§ **BRIEF**: Reproduce the data exactly and drop any pictures it holds.

§ **INFORMATION SHOWN**:

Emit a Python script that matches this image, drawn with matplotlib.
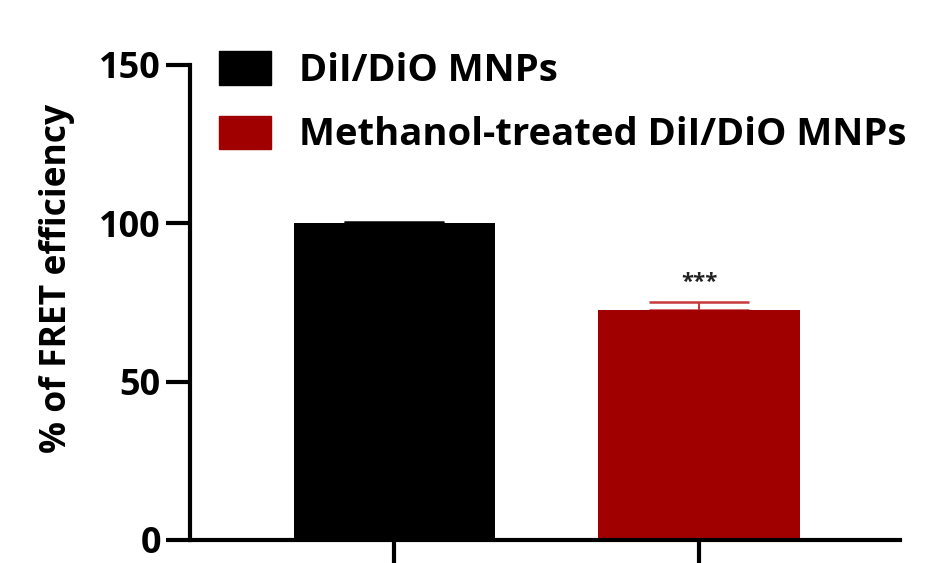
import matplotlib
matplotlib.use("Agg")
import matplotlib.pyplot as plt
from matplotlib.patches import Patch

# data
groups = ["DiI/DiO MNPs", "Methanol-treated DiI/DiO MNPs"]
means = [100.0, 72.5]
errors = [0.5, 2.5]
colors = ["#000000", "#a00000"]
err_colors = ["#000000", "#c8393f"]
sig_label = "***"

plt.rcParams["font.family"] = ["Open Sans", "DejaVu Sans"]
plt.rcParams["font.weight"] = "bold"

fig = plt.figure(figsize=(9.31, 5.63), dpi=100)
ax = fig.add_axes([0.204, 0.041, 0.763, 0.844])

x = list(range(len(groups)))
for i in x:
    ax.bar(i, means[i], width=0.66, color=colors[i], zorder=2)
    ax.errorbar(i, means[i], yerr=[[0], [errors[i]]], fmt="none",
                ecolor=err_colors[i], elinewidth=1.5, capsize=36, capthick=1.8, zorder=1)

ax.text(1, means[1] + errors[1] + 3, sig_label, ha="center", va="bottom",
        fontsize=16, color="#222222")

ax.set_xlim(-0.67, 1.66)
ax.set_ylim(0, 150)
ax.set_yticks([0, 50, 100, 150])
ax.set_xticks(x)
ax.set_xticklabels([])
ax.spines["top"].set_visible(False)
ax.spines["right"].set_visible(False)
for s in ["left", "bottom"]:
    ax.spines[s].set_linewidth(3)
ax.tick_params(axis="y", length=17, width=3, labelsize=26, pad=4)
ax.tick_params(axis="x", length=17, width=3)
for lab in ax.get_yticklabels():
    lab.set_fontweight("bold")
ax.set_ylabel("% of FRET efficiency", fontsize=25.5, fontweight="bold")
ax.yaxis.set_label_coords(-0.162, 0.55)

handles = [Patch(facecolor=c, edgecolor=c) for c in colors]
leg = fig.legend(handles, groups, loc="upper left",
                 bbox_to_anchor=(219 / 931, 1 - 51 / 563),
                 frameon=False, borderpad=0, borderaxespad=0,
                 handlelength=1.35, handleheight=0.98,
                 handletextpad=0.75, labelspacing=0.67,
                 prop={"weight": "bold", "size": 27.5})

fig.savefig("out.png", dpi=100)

§ **EXERCISE ANSWER**:
Emit a Python script that matches this image, drawn with matplotlib.
import matplotlib
matplotlib.use("Agg")
import matplotlib.pyplot as plt
from matplotlib.patches import Patch

# data
groups = ["DiI/DiO MNPs", "Methanol-treated DiI/DiO MNPs"]
means = [100.0, 72.5]
errors = [0.5, 2.5]
colors = ["#000000", "#a00000"]
err_colors = ["#000000", "#c8393f"]
sig_label = "***"

plt.rcParams["font.family"] = ["Open Sans", "DejaVu Sans"]
plt.rcParams["font.weight"] = "bold"

fig = plt.figure(figsize=(9.31, 5.63), dpi=100)
ax = fig.add_axes([0.204, 0.041, 0.763, 0.844])

x = list(range(len(groups)))
for i in x:
    ax.bar(i, means[i], width=0.66, color=colors[i], zorder=2)
    ax.errorbar(i, means[i], yerr=[[0], [errors[i]]], fmt="none",
                ecolor=err_colors[i], elinewidth=1.5, capsize=36, capthick=1.8, zorder=1)

ax.text(1, means[1] + errors[1] + 3, sig_label, ha="center", va="bottom",
        fontsize=16, color="#222222")

ax.set_xlim(-0.67, 1.66)
ax.set_ylim(0, 150)
ax.set_yticks([0, 50, 100, 150])
ax.set_xticks(x)
ax.set_xticklabels([])
ax.spines["top"].set_visible(False)
ax.spines["right"].set_visible(False)
for s in ["left", "bottom"]:
    ax.spines[s].set_linewidth(3)
ax.tick_params(axis="y", length=17, width=3, labelsize=26, pad=4)
ax.tick_params(axis="x", length=17, width=3)
for lab in ax.get_yticklabels():
    lab.set_fontweight("bold")
ax.set_ylabel("% of FRET efficiency", fontsize=25.5, fontweight="bold")
ax.yaxis.set_label_coords(-0.162, 0.55)

handles = [Patch(facecolor=c, edgecolor=c) for c in colors]
leg = fig.legend(handles, groups, loc="upper left",
                 bbox_to_anchor=(219 / 931, 1 - 51 / 563),
                 frameon=False, borderpad=0, borderaxespad=0,
                 handlelength=1.35, handleheight=0.98,
                 handletextpad=0.75, labelspacing=0.67,
                 prop={"weight": "bold", "size": 27.5})

fig.savefig("out.png", dpi=100)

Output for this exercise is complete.